Ethnotest
“The world is a stage, the stage is a world of entertainment”
Epistemologix
Je me suis inscrit à un stage de danse celte.
De danse bretonne, en fait, mais il faut savoir qu’en Ecosse et en Irlande, c’est très proche, comme danse, puisque c’est celte. Alors qu’en Auvergne ou en Suisse, c’est des Celtes aussi, mais moins purs ethniquement. De sorte que le chouchen est plus celtique que le chocolat ou la truffade.

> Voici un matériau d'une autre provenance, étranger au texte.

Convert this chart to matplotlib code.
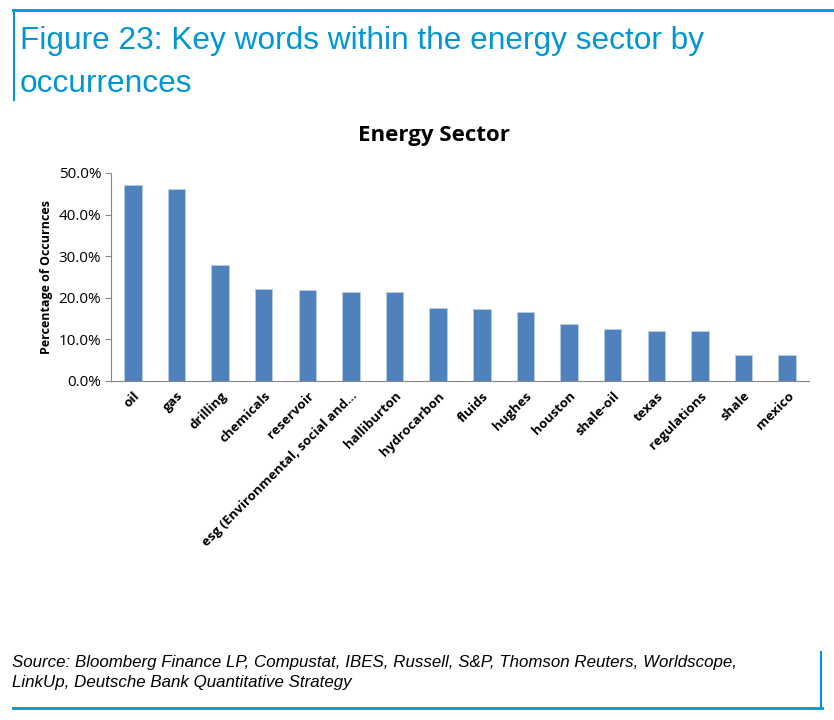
import matplotlib
matplotlib.use("Agg")
import matplotlib.pyplot as plt
from matplotlib.ticker import FuncFormatter, MultipleLocator
from matplotlib.lines import Line2D

categories = ["oil", "gas", "drilling", "chemicals", "reservoir",
              "esg (Environmental, social and...", "halliburton", "hydrocarbon",
              "fluids", "hughes", "houston", "shale-oil", "texas", "regulations",
              "shale", "mexico"]
values = [47.1, 46.2, 27.8, 22.1, 21.9, 21.4, 21.4, 17.5, 17.2, 16.7,
          13.6, 12.5, 12.0, 12.0, 6.25, 6.2]

W, H = 834, 720
fig = plt.figure(figsize=(W / 100, H / 100), dpi=100)

blue = "#0096D6"
# frame lines
fig.add_artist(Line2D([13 / W, 1.0], [1 - 10 / H, 1 - 10 / H], color=blue, lw=2))
fig.add_artist(Line2D([14 / W, 14 / W], [1 - 10 / H, 1 - 100 / H], color=blue, lw=1.5))
fig.add_artist(Line2D([13 / W, 822 / W], [1 - 708 / H, 1 - 708 / H], color=blue, lw=2))
fig.add_artist(Line2D([821 / W, 821 / W], [1 - 652 / H, 1 - 708 / H], color=blue, lw=1.5))

title_font = ["Liberation Sans", "DejaVu Sans"]
fig.text(20 / W, 1 - 41 / H, "Figure 23: Key words within the energy sector by",
         color=blue, fontsize=22.8, family=title_font, va="center", ha="left")
fig.text(20 / W, 1 - 84 / H, "occurrences",
         color=blue, fontsize=22.8, family=title_font, va="center", ha="left")

fig.text(12 / W, 1 - 662 / H,
         "Source: Bloomberg Finance LP, Compustat, IBES, Russell, S&P, Thomson Reuters, Worldscope,",
         fontsize=12.2, style="italic", family=title_font, va="center", ha="left")
fig.text(12 / W, 1 - 683 / H, "LinkUp, Deutsche Bank Quantitative Strategy",
         fontsize=12.2, style="italic", family=title_font, va="center", ha="left")

chart_font = ["Open Sans", "DejaVu Sans"]
ax = fig.add_axes([111 / W, 1 - 381 / H, (809 - 111) / W, (381 - 173) / H])
x = list(range(len(categories)))
ax.bar(x, values, width=0.4, color="#4F81BD", edgecolor="#B9CDE5", linewidth=0.6, zorder=2)
ax.set_xlim(-0.5, len(categories) - 0.5)
ax.set_ylim(0, 50)
ax.yaxis.set_major_locator(MultipleLocator(10))
ax.yaxis.set_major_formatter(FuncFormatter(lambda v, p: f"{v:.1f}%"))
for s in ["top", "right"]:
    ax.spines[s].set_visible(False)
ax.spines["left"].set_color("#868686")
ax.spines["bottom"].set_color("#868686")
ax.tick_params(axis="y", length=4, color="#868686", labelsize=11, pad=3)
ax.tick_params(axis="x", length=0, pad=6)
ax.set_xticks(x)
ax.set_xticklabels(categories, rotation=45, ha="right", rotation_mode="anchor",
                   fontsize=9.5, fontweight="bold", family=chart_font)
for lab in ax.get_yticklabels():
    lab.set_family(chart_font)
ax.set_ylabel("Percentage of Occurnces", fontsize=9, fontweight="bold",
              family=chart_font, labelpad=4)
fig.text(434 / W, 1 - 135 / H, "Energy Sector", fontsize=16, fontweight="bold",
         family=chart_font, ha="center", va="center")

fig.savefig("out.png", dpi=100)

En dro, c’est celte. D’abord parce que le pas est exactement celui de la scottish, danse celte par excellence, comme son nom l’indique. Ensuite parce que le mouvement de bras en « enroulé-déroulé » vient des Vénètes, Celtes marins-pêcheurs. C’est le geste par lequel ils lançaient et ramenaient les filets, m’a-t-on expliqué. Effectivement, ça explique. C’est rassurant. Il faut conserver sa pêche à la danse.
Pour la gavotte de l’Aven, les garçons se mettent une main près de la sacrolombaire, attitude dont on ne m’a pas dit à quoi elle renvoyait. Ça serait des Bigoudens, on miserait sur la coxalgie. Mais là, ça évoquerait plutôt le gars qui s’assure qu’il a toujours son lardeuss dans la poche arrière. A l’origine sans doute par peur des pickpockets, qui comme le terme le suggère, étaient des Anglo-saxons. En tous cas, ça s’attaque pointe tendue, la gavotte de l’Aven. Ce qui montre bien que le ballet classique a des origines celtes (d’ailleurs le mot ballet vient de balan, appellation celtique du genêt).
Les instructeurs, c’est des compétents. Ils sont tombés dedans quand ils étaient petits (dès 2010 au moins) et en sont ressortis à temps pour faire d’exigeantes études sur le sujet. Du coup ils ont le droit d’être péremptoires. Ils le sont d’ailleurs. Alors on leur fait confiance. C’est sécurisant d’être sous la férule du savoir, nous qui n’en avons pas. Ce qu’ils nous enseignent est tellement intéressant, qu’on a envie d’en apprendre plus. D’approfondir. Ce fut mon cas. Mon erreur, ça a été d’aller pour cela à la Cinémathèque de Bretagne et au Centre de Recherches Bretonnes et Celtiques (CRBC). Parce que là, ils ont des films d’enquête, réalisés au lendemain de la Libération, où on voit danser des paysans et des marins-pêcheurs. N’y allez pas ! Ça va vous casser des pères noël ! Ça va vous révéler que le mouvement de bras d’en dro n’a rien à voir du tout avec l’“enroulé-déroulé “ qu’on vous a inculqué. Et que la gavotte de l’Aven s’attaque du talon. Les mains, on se les met où on veut, sauf sur le postère, façon fesse-noz.
Va-t-on alors remettre en cause les stages de danse celte ? Renoncer à l’“enroulé-déroulé“ des Vénètes et aux pointes du ballet ? Sûrement pas ! Ce qu’il faut comprendre, c’est que les danseurs traditionnels connaissaient mal la danse traditionnelle. Faute d’avoir suivi des stages. Normal, pour des paysans et marins-pêcheurs. Ces gens-là, souvent analphabètes, sont restés à l’écart de tout, engoncés dans leur ignorance. Or pendant ce temps-là, la tradition a évolué. A leur insu. En fait, la tradition, c’est pas vraiment eux. C’est plutôt nous. Parce que la tradition, si vous n’y mettez pas du djembé, de la clave, du groove et du clapodium à tubulure, c’est le musée. Donc le contraire de la tradition. La preuve, c’est les frères Morvan. Tout le monde vous dira qu’ils sont emblématiques de la tradition. Et l’on comprend donc que voilà des gars qui n’ont pas hésité à mettre du rap dans le kan ha diskan, à le métisser à du bulgaro-roumanovaque, à syncoper la gwerz, à planer dans l’impro et à substituer aux pièces traditionnelles des morceaux de leur propre composition. Histoire de retrouver loin des sentiers battus les itinéraires rêvés d’une tradition inventée.
Vous voyez ce que je veux dire ? Tant mieux. Ça ne vous convient pas ? Tant pis.